Image: Gov. Mary Fallin supports having local communities decide whether or not to fund tornado shelters in schools
Gov. Mary Fallin supports having local communities decide whether or not to fund tornado shelters in schools. She has been criticized by those that feel the state should make it a priority by mandating that every school have a shelter and by funding them. NBC News

Gov. Fallin’s proposal would increase the ability of cities to issue bonds for school construction, if voters approve the proposal in a statewide referendum. It would not, however, provide any statewide funds to offset the bonds.

Danni Legg, a political novice, announced her candidacy for the State House after she said she couldn’t convince her local representative, Mark McBride, R.-Moore, to back the shelter bill proposed by Rep. Dorman and backed by Rep. Morrissette, which would draw on the state’s franchise tax revenues.

Legg said she felt the plan supported by the governor would mean that only certain school districts could afford to issue the bonds required to pay for new shelters, and that rural and poorer districts would be unable to take part in the program.

Under Dorman’s proposal, the money would have come from the state’s franchise tax, a levy charged on every incorporated entity above a certain size that makes capital investments in the state. However, the measure also required that the franchise tax continue to exist, and the legislature’s Republican majority wants to get rid of it.

Rep. Morrissette said that by denying local school districts access to state revenues, Gov. Fallin’s plan would create a de facto property tax increase for any district that issued a bond to build a shelter.

But Gov. Fallin believes that her plan for a referendum is in tune with the Oklahoma preference for “local control” rather than a statewide tax.

“We think the local decisions, knowing what’s best for the community itself, what’s best for the people is the best way to do that,” said Fallin, “Get it to the people of Oklahoma, let the local districts be able to have a choice whether they want they want them or not. And I do believe the majority of Oklahomans would vote to be able to put in storm shelters.”
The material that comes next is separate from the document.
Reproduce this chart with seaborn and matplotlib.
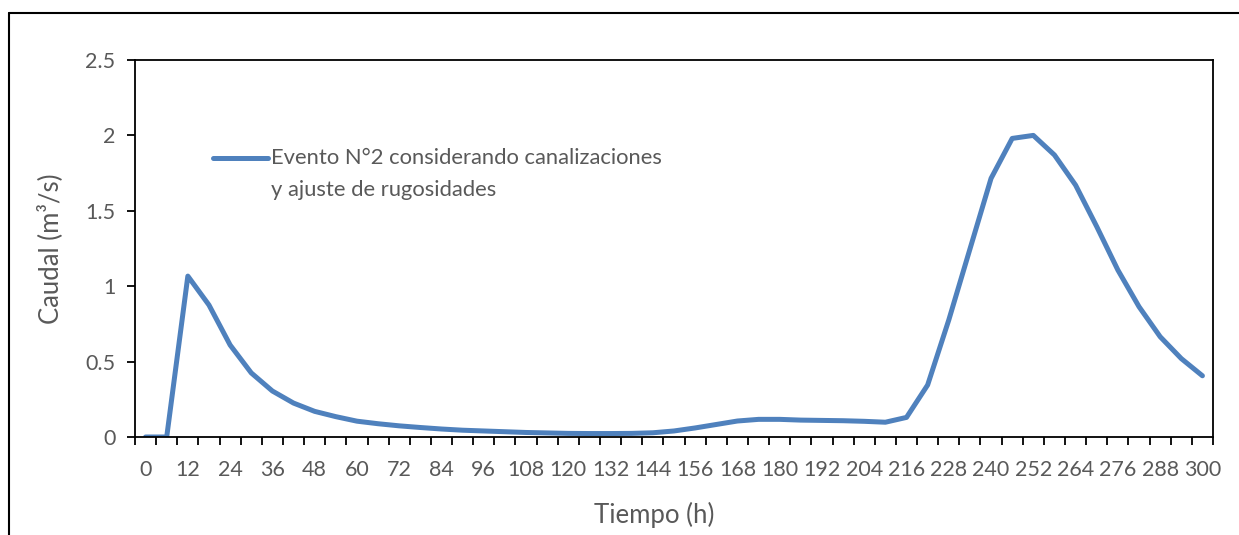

Rep. McBride, the incumbent Legg is challenging, points to the improvements in Moore schools as proof that “we’ve been doing it” through “a public/private partnership.”

Said McBride, “To date we’ve probably sheltered 5,000 kids and faculty from private funds.”

Morrissette is more pessimistic about the state’s will to find a solution.

“As time goes by, the attention span just dwindles. And the issue just goes away,” he said. “There will be another tornado, and pray God nothing happens to anyone. But the chances are, we are going to have another EF5 tornado. And are we going to be prepared? The answer is no.”